At a Jan. 12, 2010, special hearing – the first day of last year’s legislative session – the Joint Bond Review Committee, headed by Leatherman, approved, without prior public discussion, the sale of another $100 million in bonds for Boeing.

The next day, the S.C. Budget and Control Board, which includes Leatherman and was then chaired by former Gov. Mark Sanford, quickly signed off on the entire $270 million bond sale. The bonds were sold in March 2010 in three separate bundles to New York investment firms, records show.

Besides the $270 million in bonds, the BCB last year also approved a $102.5 million “bridge” loan to Boeing, though the treasurer’s office later informed The Nerve that the actual loan was $4.75 million and was repaid by Boeing in April 2010 with proceeds from the bond sale.

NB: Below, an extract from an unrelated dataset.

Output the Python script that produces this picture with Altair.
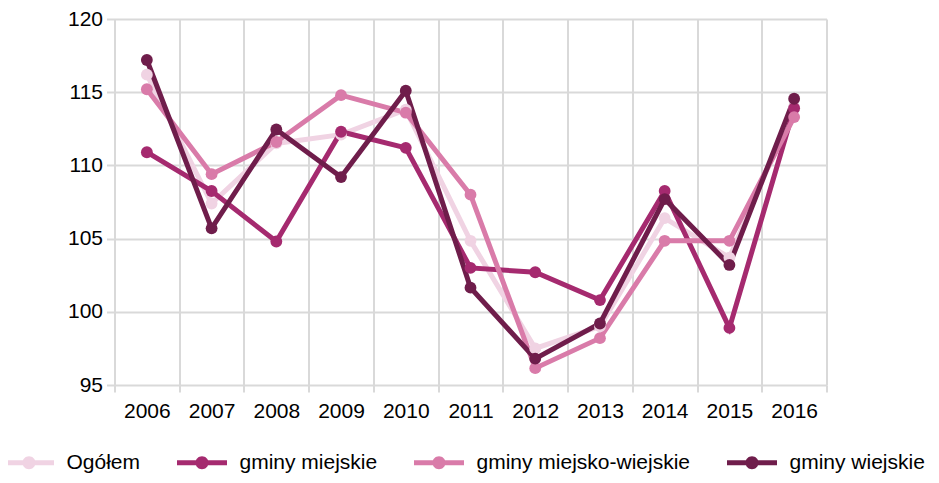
import altair as alt
import pandas as pd

years = [str(y) for y in range(2006, 2017)]
series_names = ["Ogółem", "gminy miejskie", "gminy miejsko-wiejskie", "gminy wiejskie"]
colors = ["#f0d3e3", "#a52a6f", "#d97ba9", "#6f1d4b"]

ogolem = [116.2, 107.4, 111.5, 112.1, 113.8, 104.85, 97.5, 99.0, 106.4, 103.7, 114.0]
miejskie = [110.9, 108.25, 104.8, 112.3, 111.2, 103.0, 102.7, 100.8, 108.25, 98.9, 113.9]
miejsko_wiejskie = [115.2, 109.4, 111.6, 114.8, 113.6, 108.0, 96.15, 98.2, 104.85, 104.85, 113.3]
wiejskie = [117.2, 105.7, 112.45, 109.2, 115.1, 101.65, 96.8, 99.2, 107.7, 103.2, 114.55]

rows = []
for i, (name, vals) in enumerate(zip(series_names, [ogolem, miejskie, miejsko_wiejskie, wiejskie])):
    for y, v in zip(years, vals):
        rows.append({"rok": y, "wartosc": v, "seria": name, "kolejnosc": i})
df = pd.DataFrame(rows)

FONT = "Liberation Sans"
GRID = "#d9d9d9"

# symbol drawn twice as wide as its nominal size: a line with a dot in the middle
legend_path = ("M-2,-0.2 L2,-0.2 L2,0.2 L-2,0.2 Z "
               "M-0.52,0 A0.52,0.52 0 1,1 0.52,0 A0.52,0.52 0 1,1 -0.52,0 Z")

x = alt.X("rok:N", title=None, sort=years,
          scale=alt.Scale(paddingInner=0, paddingOuter=0),
          axis=alt.Axis(tickBand="extent", domain=False, grid=True, gridColor=GRID,
                        gridWidth=2, tickColor=GRID, tickWidth=2, tickSize=7,
                        labelPadding=8, labelAngle=0, labelFont=FONT, labelFontSize=21,
                        labelColor="#000000"))
y = alt.Y("wartosc:Q", title=None,
          scale=alt.Scale(domain=[95, 120], nice=False, zero=False),
          axis=alt.Axis(values=[95, 100, 105, 110, 115, 120], domain=False, grid=True,
                        gridColor=GRID, gridWidth=2, tickColor=GRID, tickWidth=2,
                        tickSize=8, labelPadding=4, labelFont=FONT, labelFontSize=21,
                        labelColor="#000000"))

color_scale = alt.Scale(domain=series_names, range=colors)

lines = alt.Chart(df).mark_line(strokeWidth=5).encode(
    x=x, y=y,
    color=alt.Color("seria:N", scale=color_scale, sort=series_names),
    order=alt.Order("kolejnosc:Q"),
)

points = alt.Chart(df).mark_circle(size=140, opacity=1).encode(
    x=x, y=y,
    color=alt.Color("seria:N", scale=color_scale, sort=series_names),
)

chart = alt.layer(lines, points).properties(
    width=712, height=366,
    autosize=alt.AutoSizeParams(type="none"),
    padding={"left": 106.5, "top": 11, "right": 104, "bottom": 90},
).configure_view(stroke=None).configure_legend(
    orient="none", direction="horizontal", legendX=-98, legendY=431, padding=0,
    title=None, symbolType=legend_path, symbolSize=625, symbolStrokeWidth=0,
    symbolOpacity=1, symbolFillColor="#888888",
    labelFont=FONT, labelFontSize=21, labelColor="#000000", labelOffset=25,
    columnPadding=36, labelLimit=400,
)

chart.save("out.html", embed_options={"renderer": "svg", "actions": False})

The bonds are scheduled to be paid off by S.C. taxpayers by April 1, 2025. Under the state constitution, if there are not enough general fund revenues to make the bond payments, the shortfall must be covered with a statewide property tax.

To put the $270 million taxpayer-funded gift to Boeing in some perspective, the company reported second-quarter net income this year of $941 million, according to a quarterly earnings report. Boeing’s net earnings for all of 2010 were $3.3 billion, which represents more than half of the state’s general fund budget for this fiscal year.